To come out now with a peace plan begging the West to return to a status quo ante bellum shows how badly the whole thing has blown up in Beijing’s face.
It’s obvious that Putin believed his own hype: that Ukrainians really wanted the invasion; that the West would be too divided to resist; that Western society itself is so decadent that people wouldn’t give a toss if his soliders systematically tortured, raped and murdered people.
What’s now clear is that Xi Jinping is equally addicted to his own hype. Because instead of standing back and saying “go ahead, take Ukraine, take Taiwan so long as it doesn’t disrupt the profit streams of big oil, big fashion and big finance,” the West called the bluff of the two dictators.
America and the EU froze $300 billion of Russia’s money overnight. They forced major brands, banks and petrochemical companies to abandon decades of investment in Russia. And Joe Biden then set America on the path to a new economic self-sufficiency, pouring billions into clean energy investment, decoupling the US from Chinese technology and shutting down Beijing’s access to foreign-made semiconductors.
Leave aside the sanctions and the aid Western countries have poured into Ukraine. This overt act of decoupling – which is underway in the US and UK but still contested inside the European Union – constitutes the strategic Western response.

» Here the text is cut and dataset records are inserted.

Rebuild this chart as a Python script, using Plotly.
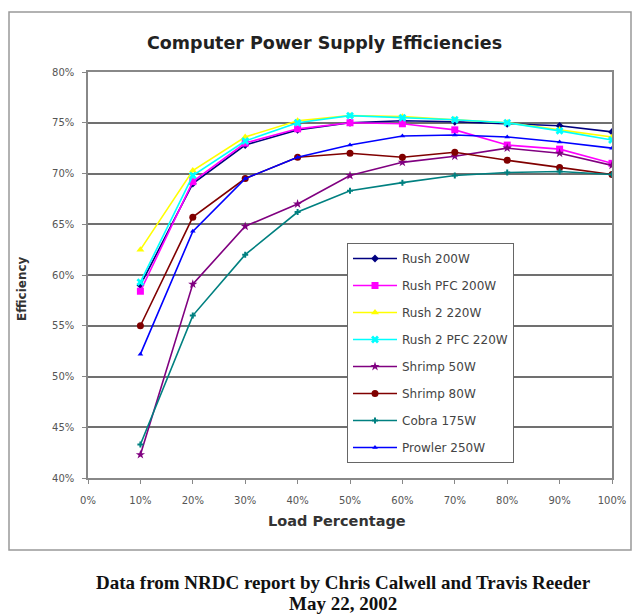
import plotly.graph_objects as go

load = [10, 20, 30, 40, 50, 60, 70, 80, 90, 100]

rush_200 = [59.0, 69.0, 72.8, 74.3, 75.0, 75.2, 75.1, 74.9, 74.7, 74.1]
rush_pfc_200 = [58.4, 69.2, 73.0, 74.4, 75.0, 74.9, 74.3, 72.8, 72.4, 71.0]
rush2_220 = [62.5, 70.3, 73.6, 75.2, 75.7, 75.6, 75.3, 75.0, 74.3, 73.6]
rush2_pfc_220 = [59.3, 69.8, 73.2, 75.0, 75.7, 75.5, 75.3, 75.0, 74.2, 73.3]
shrimp_50 = [42.3, 59.1, 64.8, 67.0, 69.8, 71.1, 71.7, 72.5, 72.0, 70.8]
shrimp_80 = [55.0, 65.7, 69.5, 71.6, 72.0, 71.6, 72.1, 71.3, 70.6, 69.9]
cobra_175 = [43.3, 56.0, 62.0, 66.2, 68.3, 69.1, 69.8, 70.1, 70.2, 69.9]
prowler_250 = [52.2, 64.3, 69.5, 71.6, 72.8, 73.7, 73.8, 73.6, 73.1, 72.5]

series_names = ["Rush 200W", "Rush PFC 200W", "Rush 2 220W", "Rush 2 PFC 220W",
                "Shrimp 50W", "Shrimp 80W", "Cobra 175W", "Prowler 250W"]
series_values = [rush_200, rush_pfc_200, rush2_220, rush2_pfc_220,
                 shrimp_50, shrimp_80, cobra_175, prowler_250]
colors = ["#000080", "#FF00FF", "#FFFF00", "#00FFFF",
          "#800080", "#800000", "#008080", "#0000FF"]
symbols = ["diamond", "square", "triangle-up", "x",
           "star", "circle", "cross", "triangle-up"]
sizes = [6, 7, 7, 7, 7, 7, 5, 5]

x_ticks = [0, 10, 20, 30, 40, 50, 60, 70, 80, 90, 100]
y_ticks = [40, 45, 50, 55, 60, 65, 70, 75, 80]

# page has an 8px body margin; plot area on screen spans x 88..612, y 72..478
W, H = 634, 607
L, T, R, B = 80, 64, 30, 137


def px(sx):
    return (sx - 88) / 524


def py(sy):
    return (478 - sy) / 406


SANS = "DejaVu Sans, Verdana, sans-serif"
SERIF = "Liberation Serif, Times New Roman, serif"

fig = go.Figure()
for i, (name, vals, c, s, sz) in enumerate(zip(series_names, series_values, colors, symbols, sizes)):
    fig.add_trace(go.Scatter(
        x=load, y=vals, name=name, mode="lines+markers",
        line=dict(color=c, width=1.6),
        marker=dict(color=c, symbol=s, size=sz, line=dict(width=0)),
        legendgroup=f"g{i}",
    ))

fig.update_layout(
    width=W, height=H,
    margin=dict(l=L, r=R, t=T, b=B, autoexpand=False),
    paper_bgcolor="white", plot_bgcolor="white",
    showlegend=True,
    legend=dict(
        x=px(347), y=py(243), xanchor="left", yanchor="top",
        bgcolor="white", bordercolor="#666", borderwidth=1,
        font=dict(family=SANS, size=12, color="#444"),
        traceorder="grouped", tracegroupgap=8,
        itemwidth=44,
    ),
    font=dict(family=SANS, size=10, color="#555"),
)

fig.update_xaxes(
    range=[0, 100], tickvals=x_ticks, ticktext=[f"{v}%" for v in x_ticks],
    showgrid=False, zeroline=False, automargin=False,
    showline=True, linecolor="#888", linewidth=1.5, mirror=True,
    ticks="outside", ticklen=4, tickcolor="#888", ticklabelstandoff=8,
)
fig.update_yaxes(
    range=[40, 80], tickvals=y_ticks, ticktext=[f"{v}%" for v in y_ticks],
    showgrid=True, gridcolor="#707070", gridwidth=1.6, zeroline=False, automargin=False,
    showline=True, linecolor="#888", linewidth=1.5, mirror=True,
    ticks="outside", ticklen=4, tickcolor="#888", ticklabelstandoff=6,
)

# outer chart frame
fig.add_shape(type="rect", xref="paper", yref="paper",
              x0=px(9), x1=px(631), y0=py(550), y1=py(12),
              line=dict(color="#999", width=1.5), fillcolor="rgba(0,0,0,0)", layer="below")


def note(text, sx, sy, size, family=SANS, color="#333", angle=0):
    fig.add_annotation(text=text, xref="paper", yref="paper", x=px(sx), y=py(sy),
                       xanchor="center", yanchor="middle", showarrow=False, textangle=angle,
                       font=dict(family=family, size=size, color=color))


# chart title and axis titles
note("<b>Computer Power Supply Efficiencies</b>", 324, 43, 17.5, color="#222")
note("<b>Load Percentage</b>", 337, 521, 14.5)
note("<b>Efficiency</b>", 22, 289, 12, angle=-90)

# caption
note("<b>Data from NRDC report by Chris Calwell and Travis Reeder</b>", 343, 582, 19, SERIF, "#111")
note("<b>May 22, 2002</b>", 343, 603, 19, SERIF, "#111")

fig.write_html("out.html")
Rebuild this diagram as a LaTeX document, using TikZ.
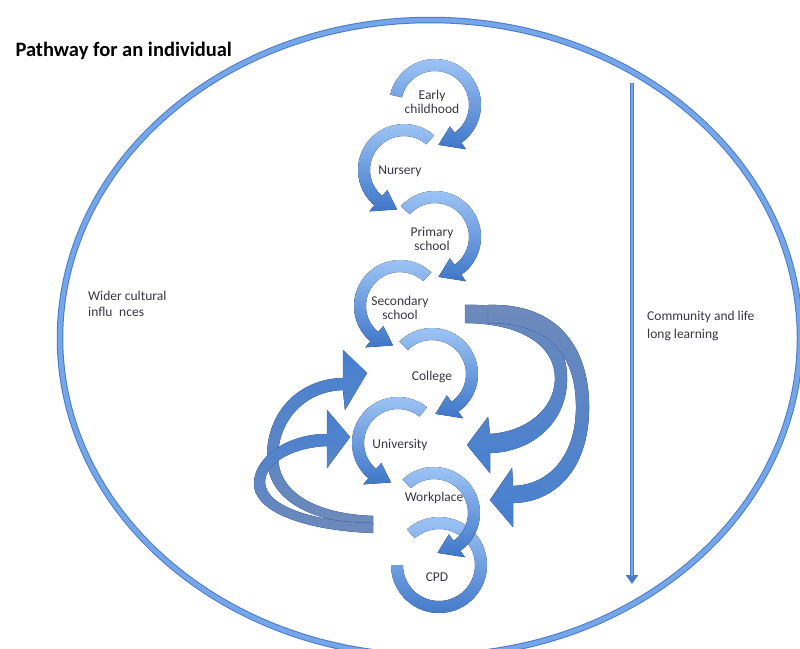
\documentclass[tikz,border=0pt]{standalone}
\usepackage{fontspec}
\setmainfont{Carlito}
\usepackage{tikz}
\usetikzlibrary{arrows.meta}

\definecolor{ringlight}{RGB}{162,200,248}
\definecolor{ringdark}{RGB}{62,118,200}
\definecolor{ovalblue}{RGB}{118,166,234}
\definecolor{ovaledge}{RGB}{72,122,200}
\definecolor{bendblue}{RGB}{70,128,210}
\definecolor{bendgray}{RGB}{110,138,186}
\definecolor{labelgray}{RGB}{55,55,65}

\begin{document}
\begin{tikzpicture}[x=1pt,y=1pt,yscale=-1,xscale=1,
  stage/.style={top color=ringlight, bottom color=ringdark, draw=none},
  bendright/.style={top color=bendgray, bottom color=bendblue, draw=ovaledge, line width=0.25},
  bendleft/.style={top color=bendblue, bottom color=bendgray, draw=ovaledge, line width=0.25},
  label/.style={font=\fontsize{13.5}{14}\selectfont, text=labelgray, align=center, inner sep=0pt},
  side/.style={font=\fontsize{13.5}{16}\selectfont, text=labelgray, align=left, inner sep=0pt, anchor=west}]
\useasboundingbox (0,0) rectangle (800,648);
\clip (0,0) rectangle (800,648);

% outer oval
\draw [ovaledge, line width=6.5] (430,338) ellipse [x radius=370, y radius=318];
\draw [ovalblue, line width=4.5] (430,338) ellipse [x radius=370, y radius=318];

% life long line
\coordinate (lltop) at (632,83);
\coordinate (llend) at (632,584);
\draw [ovaledge, line width=4.6, -{Triangle[length=9pt,width=12pt]}] (lltop) -- (llend);
\draw [ovalblue, line width=2.6, shorten >=8pt] (lltop) -- (llend);

% curved arrows on the right
\fill [bendright] (465,305) .. controls (530,303) and (568,335) .. (567,380) .. controls (566,425) and (530,452) .. (490,453)
  -- (490,473) -- (467,445) -- (488,417) -- (490,434)
  .. controls (525,432) and (554,410) .. (555,380) .. controls (556,345) and (520,323) .. (465,323) -- cycle;
\fill [bendright] (488,305) .. controls (560,303) and (590,350) .. (589,410) .. controls (588,470) and (555,502) .. (513,503)
  -- (513,527) -- (490,500) -- (512,468) -- (513,486)
  .. controls (550,485) and (575,455) .. (576,410) .. controls (577,350) and (545,323) .. (488,323) -- cycle;

% curved arrows on the left
\fill [bendleft] (373,525) .. controls (310,522) and (266,500) .. (267,455) .. controls (268,410) and (300,379) .. (343,378)
  -- (343,350) -- (367,373) -- (345,410) -- (343,390)
  .. controls (305,391) and (279,420) .. (278,455) .. controls (277,492) and (315,514) .. (373,516) -- cycle;
\fill [bendleft] (373,533) .. controls (300,530) and (252,510) .. (254,482) .. controls (256,455) and (290,434) .. (327,434)
  -- (327,410) -- (350,437) -- (327,468) -- (327,446)
  .. controls (295,447) and (265,462) .. (265,482) .. controls (265,505) and (310,522) .. (373,523) -- cycle;

% stage rings, last one first
\begin{scope}[shift={(439,565)}]
\fill [stage] (228:48) arc [start angle=228, end angle=540, radius=48] -- (540:36) arc [start angle=540, end angle=228, radius=36] -- cycle;
\end{scope}
\begin{scope}[shift={(434,513)}]
\fill [stage] (227:46) arc [start angle=227, end angle=415, radius=46] -- (415:54) -- (445:40) -- (415:26) -- (415:34) arc [start angle=415, end angle=227, radius=34] -- cycle;
\end{scope}
\begin{scope}[shift={(398,443)}]
\fill [stage] (309:46) arc [start angle=309, end angle=130, radius=46] -- (130:54) -- (100:40) -- (130:26) -- (130:34) arc [start angle=130, end angle=309, radius=34] -- cycle;
\end{scope}
\begin{scope}[shift={(432,374)}]
\fill [stage] (225:46) arc [start angle=225, end angle=415, radius=46] -- (415:54) -- (445:40) -- (415:26) -- (415:34) arc [start angle=415, end angle=225, radius=34] -- cycle;
\end{scope}
\begin{scope}[shift={(400,306)}]
\fill [stage] (313:46) arc [start angle=313, end angle=130, radius=46] -- (130:54) -- (100:40) -- (130:26) -- (130:34) arc [start angle=130, end angle=313, radius=34] -- cycle;
\end{scope}
\begin{scope}[shift={(435,237)}]
\fill [stage] (222:46) arc [start angle=222, end angle=415, radius=46] -- (415:54) -- (445:40) -- (415:26) -- (415:34) arc [start angle=415, end angle=222, radius=34] -- cycle;
\end{scope}
\begin{scope}[shift={(404,170)}]
\fill [stage] (311:46) arc [start angle=311, end angle=130, radius=46] -- (130:54) -- (100:40) -- (130:26) -- (130:34) arc [start angle=130, end angle=311, radius=34] -- cycle;
\end{scope}
\begin{scope}[shift={(435,105)}]
\fill [stage] (193:46) arc [start angle=193, end angle=415, radius=46] -- (415:54) -- (445:40) -- (415:26) -- (415:34) arc [start angle=415, end angle=193, radius=34] -- cycle;
\end{scope}

% labels
\node [anchor=base west, font=\bfseries\fontsize{20.5}{24}\selectfont] (title) at (12,56) {Pathway for an individual};
\node [label] (early) at (432,102) {Early\\childhood};
\node [label] (nursery) at (400,171) {Nursery};
\node [label] (primary) at (432,239) {Primary\\school};
\node [label] (secondary) at (400,308) {Secondary\\school};
\node [label] (college) at (432,377) {College};
\node [label] (university) at (400,445) {University};
\node [label] (workplace) at (434,498) {Workplace};
\node [label] (cpd) at (437,577) {CPD};
\node [side] (wider) at (88,304) {Wider cultural\\influ\phantom{e}nces};
\node [side, font=\fontsize{13.5}{18}\selectfont] (community) at (647,326) {Community and life\\long learning};
\end{tikzpicture}
\end{document}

It was Putin who chose to ramp up oil and gas prices, and to strangle the grain supply to millions of hungry people. It was Beijing who chose to help him, in the name of creating a “multipolar” world order in which force trumps international law. It was they, in short, who chose to game the system of economic globalisation in order to disrupt the legal and geopolitical order that had allowed it to flourish.
As I’ve written here before, we shouldn’t be surprised at this. There is a historical lawfulness to it: China is a rising economic power; the US is living through self-imposed decline and instability. As the Italian Marxist Antonio Gramsci wrote, in a similar interregnum in the 1930s: “The old world is dying, the new world struggles to be born, now is a time of monsters.”
The question for the West is not can it maintain what the Blair era called the “unipolar world”: unchallengeable US hegemony. It is how to maintain a multilateral global order, based on legally enforceable treaties, in a way that allows Russia to decline, China to emerge as a true world power, and the European Union to achieve a degree of autonomy from the US.
Unfortunately, with states like China, where there is not only an absence of democracy but an absence of challenge and critical thinking in the highest echelons, you have to shape their behaviour through actions rather than words.
The actions the West has taken – unilateral sanctions, arms supplies and the seizure of foreign exchange reserves – were not just designed to help Ukraine win. They were designed to show China what will happen if it, too, decides to make a similarly crazed leap by invading Taiwan.
There are strong signs that, alongside its emollient plea for a return to normal, China is prepared to begin arming Russia. In that case, Western countries must be prepared to up their own response, accelerating the decoupling of their economies from China, and countering Chinese soft power efforts within Western democracies.
Nobody in the West wants confrontation with China. The closer you get to Chinese reality – I have visited five times – the more you admire the achievements of the Chinese people, and the greatness of their civilisation. They have a lot to teach us.
But their rulers, closeted in their cavernous and semi-deserted ministries – you don’t need many people to run a dictatorship – have a lot to learn. Their first strategic gambit was a joint attempt to break up the post-1945 world order. It has already failed.